Pemerintah menyangkal bahwa undang-undang tersebut anti-Muslim dan mengatakan undang-undang tersebut diperlukan untuk membantu kelompok minoritas yang menghadapi penganiayaan di negara-negara mayoritas Muslim.
Mereka mengatakan undang-undang tersebut dimaksudkan untuk memberikan kewarganegaraan, bukan merampasnya dari siapa pun, dan menyebut protes sebelumnya bermotif politik.
Modi mulai berkuasa pada tahun 2014 dan telah mengonsolidasikan kekuasaannya dengan fokus pada pertumbuhan, ekonomi kesejahteraan, peningkatan infrastruktur dan nasionalisme Hindu yang agresif.
Jajak pendapat menunjukkan dia akan dengan mudah memenangkan mayoritas dalam pemilu yang harus diadakan pada bulan Mei.
Partai oposisi utama; Partai Kongres (Congress Party), mengatakan pengumuman hari Senin itu dimotivasi oleh pemilu yang semakin dekat.
“Setelah mengupayakan sembilan perpanjangan waktu pemberitahuan peraturan, waktu yang tepat sebelum pemilu jelas dirancang untuk mempolarisasi pemilu, terutama di Benggala Barat dan Assam,” kata juru bicara Partai Kongres Jairam Ramesh di X.
Negara bagian Benggala Barat dan Assam di bagian timur adalah rumah bagi populasi Muslim yang besar dan menjadi saksi protes terhadap CAA karena beberapa Muslim khawatir undang-undang tersebut dapat digunakan untuk menyatakan mereka sebagai imigran ilegal dari negara tetangga Bangladesh dan mencabut kewarganegaraan India mereka.

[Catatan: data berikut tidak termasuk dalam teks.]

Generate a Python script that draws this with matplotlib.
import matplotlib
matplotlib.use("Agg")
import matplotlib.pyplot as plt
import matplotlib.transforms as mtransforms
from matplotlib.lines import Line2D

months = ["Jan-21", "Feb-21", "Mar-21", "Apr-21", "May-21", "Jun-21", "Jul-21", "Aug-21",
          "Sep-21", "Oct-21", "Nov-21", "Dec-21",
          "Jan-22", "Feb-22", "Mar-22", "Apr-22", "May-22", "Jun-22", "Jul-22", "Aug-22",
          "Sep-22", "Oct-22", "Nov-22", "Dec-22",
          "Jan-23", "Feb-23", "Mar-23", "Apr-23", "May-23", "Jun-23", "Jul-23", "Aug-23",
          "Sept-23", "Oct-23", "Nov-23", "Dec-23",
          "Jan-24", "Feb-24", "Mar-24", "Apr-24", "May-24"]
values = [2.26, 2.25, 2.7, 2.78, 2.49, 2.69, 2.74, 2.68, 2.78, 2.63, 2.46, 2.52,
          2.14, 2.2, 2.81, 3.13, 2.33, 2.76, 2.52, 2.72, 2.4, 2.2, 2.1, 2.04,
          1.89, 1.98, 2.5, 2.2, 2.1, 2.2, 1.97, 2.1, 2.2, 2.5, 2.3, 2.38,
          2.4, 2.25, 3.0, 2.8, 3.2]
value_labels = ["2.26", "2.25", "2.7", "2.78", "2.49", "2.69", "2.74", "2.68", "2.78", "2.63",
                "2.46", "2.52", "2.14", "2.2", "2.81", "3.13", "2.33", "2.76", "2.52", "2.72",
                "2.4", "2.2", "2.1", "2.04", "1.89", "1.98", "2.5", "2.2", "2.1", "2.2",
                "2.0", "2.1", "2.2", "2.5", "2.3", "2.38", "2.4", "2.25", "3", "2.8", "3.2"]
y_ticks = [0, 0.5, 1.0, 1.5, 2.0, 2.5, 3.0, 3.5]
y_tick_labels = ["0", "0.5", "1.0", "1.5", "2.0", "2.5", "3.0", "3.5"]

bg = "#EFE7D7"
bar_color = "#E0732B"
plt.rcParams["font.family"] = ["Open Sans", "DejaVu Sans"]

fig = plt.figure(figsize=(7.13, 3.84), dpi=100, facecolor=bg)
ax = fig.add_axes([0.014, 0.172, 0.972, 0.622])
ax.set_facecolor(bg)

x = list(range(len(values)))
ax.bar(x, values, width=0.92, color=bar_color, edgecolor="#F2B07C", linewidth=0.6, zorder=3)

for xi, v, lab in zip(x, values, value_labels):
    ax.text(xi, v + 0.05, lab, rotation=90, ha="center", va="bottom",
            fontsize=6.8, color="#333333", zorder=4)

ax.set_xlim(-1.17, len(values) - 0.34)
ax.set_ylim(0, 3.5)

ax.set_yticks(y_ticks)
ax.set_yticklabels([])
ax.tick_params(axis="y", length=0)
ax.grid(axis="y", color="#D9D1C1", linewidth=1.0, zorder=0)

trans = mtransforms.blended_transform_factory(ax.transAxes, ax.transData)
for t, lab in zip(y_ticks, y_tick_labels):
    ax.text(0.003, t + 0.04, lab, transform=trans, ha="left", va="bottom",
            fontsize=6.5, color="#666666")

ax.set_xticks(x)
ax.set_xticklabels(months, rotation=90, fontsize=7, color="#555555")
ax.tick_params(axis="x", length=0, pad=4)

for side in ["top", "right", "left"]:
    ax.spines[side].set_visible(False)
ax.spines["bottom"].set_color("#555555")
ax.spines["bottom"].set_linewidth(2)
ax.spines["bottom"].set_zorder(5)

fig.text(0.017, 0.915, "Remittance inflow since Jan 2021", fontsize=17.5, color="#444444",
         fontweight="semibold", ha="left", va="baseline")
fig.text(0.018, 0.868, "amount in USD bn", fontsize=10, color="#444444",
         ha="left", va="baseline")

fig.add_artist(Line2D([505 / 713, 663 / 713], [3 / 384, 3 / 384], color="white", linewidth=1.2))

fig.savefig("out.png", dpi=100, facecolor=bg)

Partai Komunis India yang merupakan oposisi, yang memerintah negara bagian Kerala di India selatan, menyerukan protes di seluruh negara bagian pada hari Selasa.
“Hal ini akan memecah belah masyarakat, menghasut sentimen komunal dan melemahkan prinsip-prinsip dasar Konstitusi,” kata Ketua Menteri Kerala Pinarayi Vijayan dalam sebuah pernyataan.
“Langkah untuk membuat stratifikasi warga negara India yang memiliki persamaan hak, harus ditentang secara bersatu.”